With a credit union personal loan, you borrow the full amount you need upfront and pay interest on it. Compared to loans from banks or online lenders, credit union personal loans can be easier to qualify for and have lower interest rates, especially for fair- and bad-credit applicants (689 credit score or lower).
A personal line of credit is similar to a credit card. You are approved up to a certain limit, but you borrow only what you need and pay interest only on what you borrow.
If you’re having trouble getting approved for an affordable loan, look for credit unions that are designated as community development financial institutions, or CDFIs. CDFIs, which focus on serving people in low-income communities, rely less on credit scores when providing financial products.
Small loans from banks and online lenders
Banks and online lenders also offer small-dollar loans at affordable interest rates.

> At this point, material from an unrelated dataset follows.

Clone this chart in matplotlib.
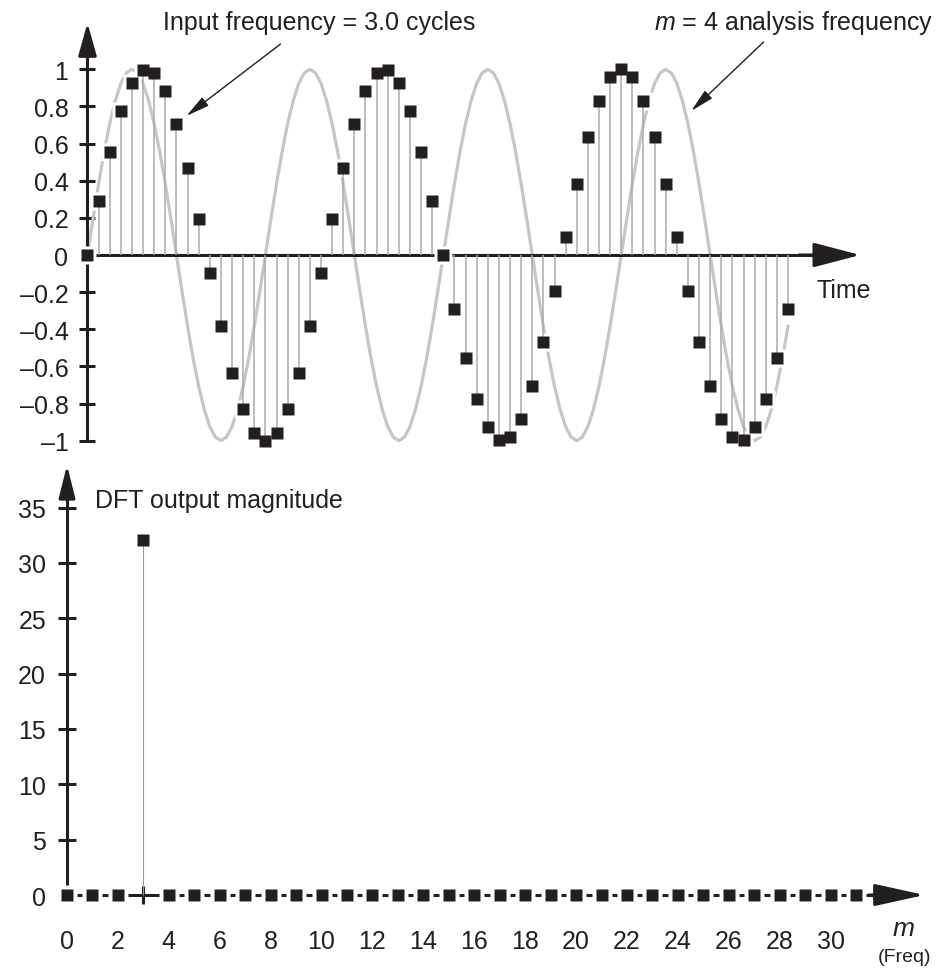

For example, Wells Fargo, Truist, U.S. Bank and Bank of America have loans ranging from $100 to $1,000 and charge only a small flat fee to borrow. Repayment is usually due in monthly installments ranging from three to six months. To apply, you’ll need to be an existing customer with a checking account that has been open for at least six months. If you’re not sure whether your bank offers a small-dollar loan, call and ask what your borrowing options are.
Online lenders also offer small loans, including for borrowers with bad credit (629 credit score or lower). These loans start a little higher at $1,000 with longer repayment terms of one year or more. Interest rates vary based on your credit score, but you can pre-qualify with online lenders, meaning you can check your potential loan terms, including the interest rate, before you submit to a hard credit check.